Give back the entire listing verbatim.

··········

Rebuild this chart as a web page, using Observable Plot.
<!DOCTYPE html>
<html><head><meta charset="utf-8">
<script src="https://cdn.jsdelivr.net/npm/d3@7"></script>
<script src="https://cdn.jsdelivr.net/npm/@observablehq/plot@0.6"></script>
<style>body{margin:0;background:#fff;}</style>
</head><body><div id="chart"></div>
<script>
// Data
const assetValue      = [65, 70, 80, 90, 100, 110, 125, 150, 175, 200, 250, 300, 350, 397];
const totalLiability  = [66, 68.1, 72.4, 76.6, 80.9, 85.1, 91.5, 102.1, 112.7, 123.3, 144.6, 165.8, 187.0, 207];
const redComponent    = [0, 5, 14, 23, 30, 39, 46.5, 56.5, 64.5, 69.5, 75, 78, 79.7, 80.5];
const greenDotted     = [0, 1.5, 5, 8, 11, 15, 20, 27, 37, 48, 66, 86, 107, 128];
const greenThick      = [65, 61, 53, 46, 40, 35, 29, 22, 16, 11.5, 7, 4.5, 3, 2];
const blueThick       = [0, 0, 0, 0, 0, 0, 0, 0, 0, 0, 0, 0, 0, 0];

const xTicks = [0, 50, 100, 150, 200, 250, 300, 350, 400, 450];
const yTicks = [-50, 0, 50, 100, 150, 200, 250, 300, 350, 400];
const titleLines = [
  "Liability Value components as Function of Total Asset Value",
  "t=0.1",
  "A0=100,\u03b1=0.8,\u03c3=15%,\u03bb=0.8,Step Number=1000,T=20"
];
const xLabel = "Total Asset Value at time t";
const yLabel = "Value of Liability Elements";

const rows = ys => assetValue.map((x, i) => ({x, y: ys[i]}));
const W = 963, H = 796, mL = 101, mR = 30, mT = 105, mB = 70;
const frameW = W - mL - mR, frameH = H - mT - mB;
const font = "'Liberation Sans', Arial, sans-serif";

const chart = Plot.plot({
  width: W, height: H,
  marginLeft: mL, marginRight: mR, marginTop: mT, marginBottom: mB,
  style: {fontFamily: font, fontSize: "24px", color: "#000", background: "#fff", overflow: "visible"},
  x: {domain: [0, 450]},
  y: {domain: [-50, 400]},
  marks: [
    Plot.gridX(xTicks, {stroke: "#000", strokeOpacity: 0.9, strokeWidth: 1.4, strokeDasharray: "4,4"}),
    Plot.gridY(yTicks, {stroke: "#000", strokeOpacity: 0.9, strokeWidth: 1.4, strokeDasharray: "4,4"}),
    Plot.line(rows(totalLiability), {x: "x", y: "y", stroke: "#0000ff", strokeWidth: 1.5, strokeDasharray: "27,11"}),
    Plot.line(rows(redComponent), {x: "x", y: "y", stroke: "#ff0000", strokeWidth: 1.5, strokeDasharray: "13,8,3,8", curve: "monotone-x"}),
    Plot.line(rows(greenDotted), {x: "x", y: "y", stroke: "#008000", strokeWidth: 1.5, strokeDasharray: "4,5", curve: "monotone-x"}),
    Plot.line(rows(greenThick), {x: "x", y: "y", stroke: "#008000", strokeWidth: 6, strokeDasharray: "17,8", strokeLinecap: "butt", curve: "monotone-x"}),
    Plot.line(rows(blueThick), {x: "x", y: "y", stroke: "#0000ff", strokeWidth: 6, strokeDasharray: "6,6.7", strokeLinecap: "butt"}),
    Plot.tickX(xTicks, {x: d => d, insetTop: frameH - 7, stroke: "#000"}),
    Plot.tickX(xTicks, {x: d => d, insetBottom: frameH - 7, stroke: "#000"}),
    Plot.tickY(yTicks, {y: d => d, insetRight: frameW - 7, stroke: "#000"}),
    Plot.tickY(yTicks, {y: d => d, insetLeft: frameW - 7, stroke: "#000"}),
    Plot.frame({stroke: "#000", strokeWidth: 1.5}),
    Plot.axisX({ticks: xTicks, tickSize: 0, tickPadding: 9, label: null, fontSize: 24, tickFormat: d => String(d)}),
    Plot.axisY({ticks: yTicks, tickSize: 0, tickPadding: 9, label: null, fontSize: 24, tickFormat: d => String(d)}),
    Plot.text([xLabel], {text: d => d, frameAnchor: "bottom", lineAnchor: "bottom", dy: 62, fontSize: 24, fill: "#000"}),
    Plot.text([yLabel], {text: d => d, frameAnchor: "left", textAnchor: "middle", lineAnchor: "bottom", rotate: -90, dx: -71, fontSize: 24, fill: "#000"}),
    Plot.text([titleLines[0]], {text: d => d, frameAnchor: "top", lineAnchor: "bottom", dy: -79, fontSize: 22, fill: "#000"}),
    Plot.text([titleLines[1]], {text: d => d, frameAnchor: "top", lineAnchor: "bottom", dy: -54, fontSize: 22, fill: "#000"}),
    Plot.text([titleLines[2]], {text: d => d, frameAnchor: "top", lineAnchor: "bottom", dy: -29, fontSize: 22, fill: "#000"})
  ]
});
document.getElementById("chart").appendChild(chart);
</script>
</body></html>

··········

THE RESULT -
Rebuild this chart as a web page, using Observable Plot.
<!DOCTYPE html>
<html><head><meta charset="utf-8">
<script src="https://cdn.jsdelivr.net/npm/d3@7"></script>
<script src="https://cdn.jsdelivr.net/npm/@observablehq/plot@0.6"></script>
<style>body{margin:0;background:#fff;}</style>
</head><body><div id="chart"></div>
<script>
// Data
const assetValue      = [65, 70, 80, 90, 100, 110, 125, 150, 175, 200, 250, 300, 350, 397];
const totalLiability  = [66, 68.1, 72.4, 76.6, 80.9, 85.1, 91.5, 102.1, 112.7, 123.3, 144.6, 165.8, 187.0, 207];
const redComponent    = [0, 5, 14, 23, 30, 39, 46.5, 56.5, 64.5, 69.5, 75, 78, 79.7, 80.5];
const greenDotted     = [0, 1.5, 5, 8, 11, 15, 20, 27, 37, 48, 66, 86, 107, 128];
const greenThick      = [65, 61, 53, 46, 40, 35, 29, 22, 16, 11.5, 7, 4.5, 3, 2];
const blueThick       = [0, 0, 0, 0, 0, 0, 0, 0, 0, 0, 0, 0, 0, 0];

const xTicks = [0, 50, 100, 150, 200, 250, 300, 350, 400, 450];
const yTicks = [-50, 0, 50, 100, 150, 200, 250, 300, 350, 400];
const titleLines = [
  "Liability Value components as Function of Total Asset Value",
  "t=0.1",
  "A0=100,\u03b1=0.8,\u03c3=15%,\u03bb=0.8,Step Number=1000,T=20"
];
const xLabel = "Total Asset Value at time t";
const yLabel = "Value of Liability Elements";

const rows = ys => assetValue.map((x, i) => ({x, y: ys[i]}));
const W = 963, H = 796, mL = 101, mR = 30, mT = 105, mB = 70;
const frameW = W - mL - mR, frameH = H - mT - mB;
const font = "'Liberation Sans', Arial, sans-serif";

const chart = Plot.plot({
  width: W, height: H,
  marginLeft: mL, marginRight: mR, marginTop: mT, marginBottom: mB,
  style: {fontFamily: font, fontSize: "24px", color: "#000", background: "#fff", overflow: "visible"},
  x: {domain: [0, 450]},
  y: {domain: [-50, 400]},
  marks: [
    Plot.gridX(xTicks, {stroke: "#000", strokeOpacity: 0.9, strokeWidth: 1.4, strokeDasharray: "4,4"}),
    Plot.gridY(yTicks, {stroke: "#000", strokeOpacity: 0.9, strokeWidth: 1.4, strokeDasharray: "4,4"}),
    Plot.line(rows(totalLiability), {x: "x", y: "y", stroke: "#0000ff", strokeWidth: 1.5, strokeDasharray: "27,11"}),
    Plot.line(rows(redComponent), {x: "x", y: "y", stroke: "#ff0000", strokeWidth: 1.5, strokeDasharray: "13,8,3,8", curve: "monotone-x"}),
    Plot.line(rows(greenDotted), {x: "x", y: "y", stroke: "#008000", strokeWidth: 1.5, strokeDasharray: "4,5", curve: "monotone-x"}),
    Plot.line(rows(greenThick), {x: "x", y: "y", stroke: "#008000", strokeWidth: 6, strokeDasharray: "17,8", strokeLinecap: "butt", curve: "monotone-x"}),
    Plot.line(rows(blueThick), {x: "x", y: "y", stroke: "#0000ff", strokeWidth: 6, strokeDasharray: "6,6.7", strokeLinecap: "butt"}),
    Plot.tickX(xTicks, {x: d => d, insetTop: frameH - 7, stroke: "#000"}),
    Plot.tickX(xTicks, {x: d => d, insetBottom: frameH - 7, stroke: "#000"}),
    Plot.tickY(yTicks, {y: d => d, insetRight: frameW - 7, stroke: "#000"}),
    Plot.tickY(yTicks, {y: d => d, insetLeft: frameW - 7, stroke: "#000"}),
    Plot.frame({stroke: "#000", strokeWidth: 1.5}),
    Plot.axisX({ticks: xTicks, tickSize: 0, tickPadding: 9, label: null, fontSize: 24, tickFormat: d => String(d)}),
    Plot.axisY({ticks: yTicks, tickSize: 0, tickPadding: 9, label: null, fontSize: 24, tickFormat: d => String(d)}),
    Plot.text([xLabel], {text: d => d, frameAnchor: "bottom", lineAnchor: "bottom", dy: 62, fontSize: 24, fill: "#000"}),
    Plot.text([yLabel], {text: d => d, frameAnchor: "left", textAnchor: "middle", lineAnchor: "bottom", rotate: -90, dx: -71, fontSize: 24, fill: "#000"}),
    Plot.text([titleLines[0]], {text: d => d, frameAnchor: "top", lineAnchor: "bottom", dy: -79, fontSize: 22, fill: "#000"}),
    Plot.text([titleLines[1]], {text: d => d, frameAnchor: "top", lineAnchor: "bottom", dy: -54, fontSize: 22, fill: "#000"}),
    Plot.text([titleLines[2]], {text: d => d, frameAnchor: "top", lineAnchor: "bottom", dy: -29, fontSize: 22, fill: "#000"})
  ]
});
document.getElementById("chart").appendChild(chart);
</script>
</body></html>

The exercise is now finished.